BEGIN Data excerpt
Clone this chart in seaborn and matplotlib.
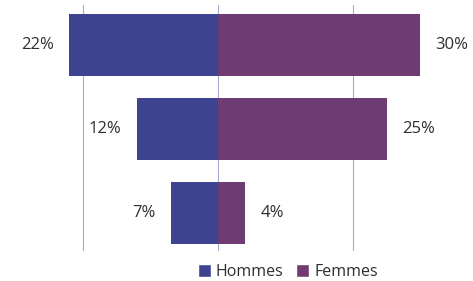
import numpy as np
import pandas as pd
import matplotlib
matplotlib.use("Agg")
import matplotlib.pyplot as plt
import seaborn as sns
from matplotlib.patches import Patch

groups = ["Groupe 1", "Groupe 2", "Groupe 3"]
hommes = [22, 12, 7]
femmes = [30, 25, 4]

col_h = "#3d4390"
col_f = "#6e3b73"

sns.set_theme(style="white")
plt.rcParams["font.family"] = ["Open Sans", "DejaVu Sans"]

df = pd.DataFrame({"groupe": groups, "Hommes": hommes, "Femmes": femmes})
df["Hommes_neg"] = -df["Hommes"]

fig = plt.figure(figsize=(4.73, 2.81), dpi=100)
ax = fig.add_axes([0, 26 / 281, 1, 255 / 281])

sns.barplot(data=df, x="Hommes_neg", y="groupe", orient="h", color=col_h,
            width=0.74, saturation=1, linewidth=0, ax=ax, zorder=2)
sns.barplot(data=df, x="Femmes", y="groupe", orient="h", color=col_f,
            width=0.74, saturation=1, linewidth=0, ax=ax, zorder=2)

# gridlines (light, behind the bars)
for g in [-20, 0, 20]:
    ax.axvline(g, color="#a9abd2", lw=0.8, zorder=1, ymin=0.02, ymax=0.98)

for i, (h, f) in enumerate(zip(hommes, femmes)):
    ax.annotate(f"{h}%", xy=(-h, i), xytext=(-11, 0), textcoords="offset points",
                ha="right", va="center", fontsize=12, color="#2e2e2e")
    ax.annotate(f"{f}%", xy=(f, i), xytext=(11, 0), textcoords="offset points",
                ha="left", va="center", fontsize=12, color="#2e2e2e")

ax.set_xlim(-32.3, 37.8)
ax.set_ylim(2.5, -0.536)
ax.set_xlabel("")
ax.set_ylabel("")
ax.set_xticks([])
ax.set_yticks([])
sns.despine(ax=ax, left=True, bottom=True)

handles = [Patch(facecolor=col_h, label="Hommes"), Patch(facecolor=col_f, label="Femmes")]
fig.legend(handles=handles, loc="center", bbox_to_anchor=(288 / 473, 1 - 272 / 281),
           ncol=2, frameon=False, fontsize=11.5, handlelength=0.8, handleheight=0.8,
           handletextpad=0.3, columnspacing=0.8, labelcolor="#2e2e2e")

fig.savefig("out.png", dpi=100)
END Data excerpt
§ Task brief
Leave out the pictures and repeat the lines from the start of the material through the line with "ax = fig.add_axes([0, 26", inclusive.

§ Completed exercise
Clone this chart in seaborn and matplotlib.
import numpy as np
import pandas as pd
import matplotlib
matplotlib.use("Agg")
import matplotlib.pyplot as plt
import seaborn as sns
from matplotlib.patches import Patch

groups = ["Groupe 1", "Groupe 2", "Groupe 3"]
hommes = [22, 12, 7]
femmes = [30, 25, 4]

col_h = "#3d4390"
col_f = "#6e3b73"

sns.set_theme(style="white")
plt.rcParams["font.family"] = ["Open Sans", "DejaVu Sans"]

df = pd.DataFrame({"groupe": groups, "Hommes": hommes, "Femmes": femmes})
df["Hommes_neg"] = -df["Hommes"]

fig = plt.figure(figsize=(4.73, 2.81), dpi=100)
ax = fig.add_axes([0, 26 / 281, 1, 255 / 281])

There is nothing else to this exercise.